Thinking about relocating to the Netherlands? You might also want to bring a bike. Government officials are looking to compensate residents for helping solve their traffic congestion problem and they want businesses to pay residents to bike to work, as The Independent reports.

Owing to automobile logjams on roadways that keep drivers stuck in their cars and cost the economy billions of euros annually, Dutch deputy infrastructure minister Stientje van Veldhoven recently told media that she's endorsing a program that would pay employees 19 cents for every kilometer (0.6 miles) they bike to work.

That doesn't sound like very much, but perhaps citizens who need to trek several miles each way would appreciate the cumulative boost in their weekly paychecks. For employers, the benefit would be a healthier workforce that might take fewer sick days and reduce parking needs.

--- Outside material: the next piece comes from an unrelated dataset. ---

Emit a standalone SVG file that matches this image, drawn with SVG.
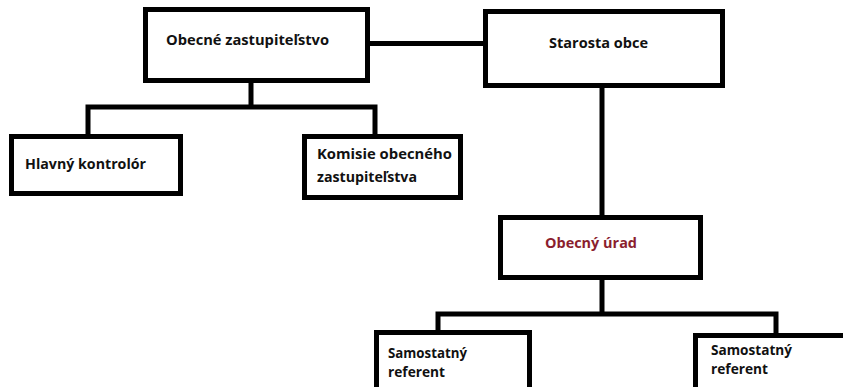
<svg xmlns="http://www.w3.org/2000/svg" width="843" height="387" viewBox="0 0 843 387">
<style>
.box{fill:#fff;stroke:#000;stroke-width:5}
.ln{fill:none;stroke:#000;stroke-width:5;stroke-linejoin:miter;stroke-linecap:butt}
text{font-family:"Open Sans","Noto Sans","Liberation Sans",sans-serif;font-weight:bold;font-size:15px;fill:#111}
.red{fill:#8b1e2e}
</style>
<rect width="843" height="387" fill="#fff"/>
<g id="connectors">
<path class="ln" d="M370 43.5H484"/>
<path class="ln" d="M251 83V107M88 135V107H375V135"/>
<path class="ln" d="M602 88V216"/>
<path class="ln" d="M602 280V314M438 331V314H776V334"/>
</g>
<g id="obecne-zastupitelstvo">
<rect class="box" x="145.5" y="9.5" width="222" height="71"/>
<text x="166" y="45" textLength="163" lengthAdjust="spacingAndGlyphs">Obecné zastupiteľstvo</text>
</g>
<g id="starosta-obce">
<rect class="box" x="485.5" y="11.5" width="237" height="74"/>
<text x="549" y="48" textLength="99" lengthAdjust="spacingAndGlyphs">Starosta obce</text>
</g>
<g id="hlavny-kontrolor">
<rect class="box" x="11.5" y="136.5" width="169" height="57"/>
<text x="25" y="169" textLength="121" lengthAdjust="spacingAndGlyphs">Hlavný kontrolór</text>
</g>
<g id="komisie">
<rect class="box" x="304.5" y="136.5" width="156" height="61"/>
<text x="317" y="159" textLength="135" lengthAdjust="spacingAndGlyphs">Komisie obecného</text>
<text x="317" y="182" textLength="100" lengthAdjust="spacingAndGlyphs">zastupiteľstva</text>
</g>
<g id="obecny-urad">
<rect class="box" x="500.5" y="217.5" width="200" height="60"/>
<text class="red" x="545" y="248" textLength="92" lengthAdjust="spacingAndGlyphs">Obecný úrad</text>
</g>
<g id="samostatny-referent-1">
<rect class="box" x="376.5" y="332.5" width="153" height="80"/>
<text x="388" y="358" textLength="79" lengthAdjust="spacingAndGlyphs">Samostatný</text>
<text x="388" y="377" textLength="57" lengthAdjust="spacingAndGlyphs">referent</text>
</g>
<g id="samostatny-referent-2">
<rect class="box" x="695.5" y="335.5" width="170" height="80"/>
<text x="711" y="355" textLength="81" lengthAdjust="spacingAndGlyphs">Samostatný</text>
<text x="711" y="374" textLength="57" lengthAdjust="spacingAndGlyphs">referent</text>
</g>
</svg>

Veldhoven says she also plans on designing a program that would assist employers in supplying workers with bicycles. The goal is to have 200,000 people opting for manual transportation over cars. If the program proceeds, it might find a receptive population. The Netherlands is already home to 22.5 million bikes, more than the 17.1 million people living there. In Amsterdam, a quarter of residents bike to work.

There's no timeline for implementing the pay-to-bike plan, but early trial studies indicate that the expense might not have to be a long-term prospect. Study subjects continued to bike to work even after the financial rewards stopped.